Tiva-C LaunchPad GPIO Pin as a Digital Input – Reading Push Button
In the previous tutorial we introduced GPIOs and demonstrated how to configure GPIO Pin as a Digital output. This tutorial is almost similar the previous tutorial except in this tutorial we will configure GPIO Pin as an input to read on-board push button. TM4C123GXL LaunchPad consists of two user push button i.e. SW1, SW2 (see Figure-1) connected to PF.4 and PF.0 respectively. For the purpose of demonstration we will use SW2 connected to GPIOF pin-0 (PF.0).
In this tutorial we will configure PF.0 as a digital Input to read on-board push button (SW2) connected to it. From TM4C123GXL reference manual, the on-board SW2 is connected to PF.0 pin as shown in Figure-2. Upon button press, the on-board Red LED is turned ON and upon release the LED is turned OFF.
This tutorial has three main parts.
This tutorial has three main parts.
- Configuring PF.1 as a Digital output for Red LED covered in previous tutorial and here as well.
- Configuring PF.0 as a Digital input for reading push button SW2. This is covered in this tutorial.
- Reading Push button and turning LED ON/OFF.
Following are the tutorial steps.
1. GPIOx Port Bus Selection:
Each GPIO Module/Port is interfaced on one/more of SoC internal buses. Buses carry data between various peripherals and Core inside SoC. In TM4C123GXL Launchpad Port A-F are interfaced on APB bus while Ports K-N and P-Q are available on the AHB bus – see Figure 1-1 in Datasheet .
APB is Advanced Peripheral Bus while AHB is Advanced High Speed Bus. AHB has high throughput and performance as compared to APB which is the legacy version of AHB bus architecture.

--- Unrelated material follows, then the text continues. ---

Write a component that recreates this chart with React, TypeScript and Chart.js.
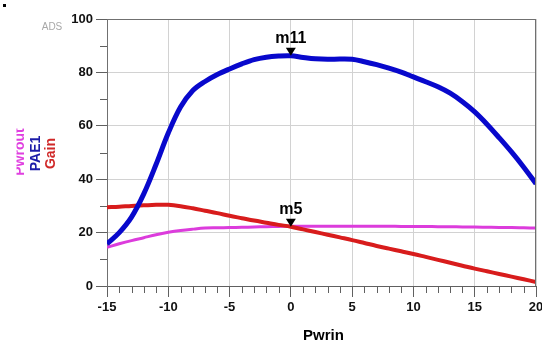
import React, { useEffect, useRef } from "react";
import { Chart, registerables } from "chart.js";
Chart.register(...registerables);

const pwrin = [-15,-14,-13,-12,-11,-10,-9,-8,-7,-6,-5,-4,-3,-2,-1,0,1,2,3,4,5,6,7,8,9,10,11,12,13,14,15,16,17,18,19,20];
const pae1 = [15.8,20.0,25.8,34.5,45.5,57.3,67.0,73.2,76.6,79.2,81.3,83.2,84.8,85.7,86.1,86.2,85.6,85.1,84.9,85.0,84.9,84.0,82.9,81.6,80.1,78.3,76.5,74.6,72.2,69.0,65.2,60.6,55.5,50.2,44.5,38.3];
const gain = [29.5,29.7,30.0,30.2,30.4,30.4,29.9,29.1,28.2,27.3,26.3,25.4,24.5,23.7,22.9,22.2,21.2,20.2,19.2,18.2,17.2,16.1,15.0,14.0,13.0,12.0,10.9,9.8,8.7,7.6,6.5,5.5,4.5,3.5,2.5,1.5];
const pwrout = [14.5,15.8,17.0,18.1,19.2,20.1,20.8,21.3,21.7,21.8,21.9,22.0,22.1,22.2,22.3,22.4,22.4,22.4,22.4,22.4,22.4,22.4,22.4,22.4,22.3,22.3,22.3,22.2,22.2,22.1,22.1,22.0,21.9,21.9,21.8,21.7];
const xTicks = [-15,-10,-5,0,5,10,15,20];
const yTicks = [0,20,40,60,80,100];
const markers = [
  { name: "m11", x: 0, series: "pae1" },
  { name: "m5", x: 0, series: "gain" },
];
const seriesNames = ["Pwrout", "PAE1", "Gain"];

const FONT = "'Liberation Sans', Arial, sans-serif";

export default function App() {
  const ref = useRef<HTMLCanvasElement>(null);
  useEffect(() => {
    const canvas = ref.current!;
    const seriesMap: Record<string, number[]> = { pae1, gain, pwrout };
    const overlay = {
      id: "overlay",
      afterDraw(chart: any) {
        const ctx = chart.ctx;
        const xs = chart.scales.x;
        const ys = chart.scales.y;
        const ca = chart.chartArea;
        ctx.save();
        ctx.strokeStyle = "#707070";
        ctx.lineWidth = 1;
        ctx.beginPath();
        ctx.moveTo(ca.left, Math.round(ca.top) + 0.5);
        ctx.lineTo(ca.right, Math.round(ca.top) + 0.5);
        ctx.moveTo(Math.round(ca.right) - 0.5, ca.top);
        ctx.lineTo(Math.round(ca.right) - 0.5, ca.bottom);
        ctx.stroke();
        ctx.strokeStyle = "#606060";
        ctx.beginPath();
        for (let v = -15; v <= 20; v++) {
          if (v % 5 === 0) continue;
          const px = Math.round(xs.getPixelForValue(v)) + 0.5;
          ctx.moveTo(px, ca.bottom);
          ctx.lineTo(px, ca.bottom + 7);
        }
        for (let v = 10; v < 100; v += 20) {
          const py = Math.round(ys.getPixelForValue(v)) + 0.5;
          ctx.moveTo(ca.left - 7, py);
          ctx.lineTo(ca.left, py);
        }
        ctx.stroke();
        ctx.fillStyle = "#000";
        ctx.textAlign = "center";
        ctx.textBaseline = "alphabetic";
        ctx.font = `bold 16px ${FONT}`;
        for (const m of markers) {
          const idx = pwrin.indexOf(m.x);
          const val = seriesMap[m.series][idx];
          const px = xs.getPixelForValue(m.x);
          const py = ys.getPixelForValue(val);
          ctx.beginPath();
          ctx.moveTo(px, py);
          ctx.lineTo(px - 5, py - 8);
          ctx.lineTo(px + 5, py - 8);
          ctx.closePath();
          ctx.fill();
          ctx.fillText(m.name, px, py - 13);
        }
        ctx.font = `bold 15px ${FONT}`;
        ctx.textBaseline = "middle";
        ctx.fillText("Pwrin", (ca.left + ca.right) / 2 + 2, 336);
        ctx.font = `10px ${FONT}`;
        ctx.fillStyle = "#a8a8a8";
        ctx.fillText("ADS", 52, 27);
        ctx.fillStyle = "#000";
        ctx.fillRect(3, 4, 3, 3);
        const leg = [
          { t: seriesNames[0], c: "#E040E0", x: 24, y: 152, clip: 16.5 },
          { t: seriesNames[1], c: "#1C1CA8", x: 40, y: 153.5, clip: 0 },
          { t: seriesNames[2], c: "#D02828", x: 55, y: 153.5, clip: 0 },
        ];
        ctx.font = `bold 14px ${FONT}`;
        ctx.textBaseline = "alphabetic";
        for (const l of leg) {
          ctx.save();
          if (l.clip) {
            ctx.beginPath();
            ctx.rect(l.clip, 0, 200, 342);
            ctx.clip();
          }
          ctx.translate(l.x, l.y);
          ctx.rotate(-Math.PI / 2);
          ctx.fillStyle = l.c;
          ctx.fillText(l.t, 0, 0);
          ctx.restore();
        }
        ctx.restore();
      },
    };
    const chart = new Chart(canvas, {
      type: "line",
      data: {
        labels: pwrin,
        datasets: [
          { label: "PAE1", data: pwrin.map((x, i) => ({ x, y: pae1[i] })), borderColor: "#0808CC", borderWidth: 5, pointRadius: 0, tension: 0.35, order: 0 },
          { label: "Gain", data: pwrin.map((x, i) => ({ x, y: gain[i] })), borderColor: "#D81C1C", borderWidth: 4, pointRadius: 0, tension: 0.35, order: 1 },
          { label: "Pwrout", data: pwrin.map((x, i) => ({ x, y: pwrout[i] })), borderColor: "#DC3CDC", borderWidth: 3, pointRadius: 0, tension: 0.35, order: 2 },
        ],
      },
      options: {
        animation: false,
        responsive: false,
        maintainAspectRatio: false,
        layout: { padding: { top: 19, right: 6, left: 0, bottom: 0 } },
        plugins: { legend: { display: false }, tooltip: { enabled: false } },
        scales: {
          x: {
            type: "linear",
            min: -15,
            max: 20,
            afterBuildTicks: (s: any) => { s.ticks = xTicks.map((v) => ({ value: v })); },
            afterFit: (s: any) => { s.height = 56; s.paddingRight = 0; s.paddingLeft = 0; },
            ticks: { color: "#111", font: { family: FONT, size: 13, weight: "bold" }, padding: 3, maxRotation: 0, autoSkip: false },
            grid: { color: "#d2d2d2", tickColor: "#606060", tickLength: 11, lineWidth: 1 },
            border: { color: "#606060", width: 1 },
          },
          y: {
            min: 0,
            max: 100,
            afterBuildTicks: (s: any) => { s.ticks = yTicks.map((v) => ({ value: v })); },
            afterFit: (s: any) => { s.width = 107; s.paddingTop = 0; s.paddingBottom = 0; },
            ticks: { color: "#111", font: { family: FONT, size: 13, weight: "bold" }, padding: 3, autoSkip: false },
            grid: { color: "#d2d2d2", tickColor: "#606060", tickLength: 11, lineWidth: 1 },
            border: { color: "#707070", width: 1 },
          },
        },
      },
      plugins: [overlay],
    } as any);
    return () => chart.destroy();
  }, []);
  return (
    <div style={{ position: "fixed", left: 0, top: 0, width: 542, height: 342, background: "#fff" }}>
      <canvas ref={ref} width={542} height={342} style={{ display: "block" }} />
    </div>
  );
}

The first step is to select bus for the desired Port (Port-F in our case). A port bus can be selected via GPIO High-Performance Bus Control (GPIOHBCTL) Register-Figure-3.
- 0: APB bus selected
- 1: AHB bus selected
As we mentioned earlier only Ports K-N and P-Q are available on the AHB bus so we have no choice for Port-F other than APB bus. So Let’s select APB bus for Port-F.
GPIOHBCTL_REG EQU 0x400FE06C ; use APB bus for GPIOF LDR R1, =GPIOHBCTL_REG LDR R0, [R1] AND R0, R0, #0x1F ; clear bit-5 STR R0, [R1]
2. GPIOx Clock:
To reduce power consumption, by default various SoC modules (GPIO, USART, UART etc.) and associated registers are disabled. In order to use them, clock must be enabled to them. On TM4C123GH6PM clock to various GPIOs can enabled/disabled via Run Mode Clock Gating Control Register 2 (RCGC2) – Figure-4.
As can be seen from Figure-2, the clock to GPIO Port-F is enabled/disabled via bit-5 (GPIOD-EN). Let’s enable Port-F module by setting bit-5 to 1.
RCGC2GPIO_REG EQU 0x400FE108 ; enable clock to GPIO-F LDR R1, =RCGC2GPIO_REG LDR R0, [R1] ORR R0, R0, #0x20 STR R0, [R1]
3. GPIOx Pin Direction:
Any GPIO pin can be configured a Digital input or output. Before a GPIO pin is used, its direction needs to be configured appropriately. In our case as we want to read SW2 (connected to PF.0) and blink on-board Red LED (connected to PF.1), so the SW2 pin PF.0 needs to be configured as an Input while the LED pin PF.0 needs to be configured as an output. GPIO pins direction can be selected via GPIO Direction (GPIODIR) Register – Figure-5.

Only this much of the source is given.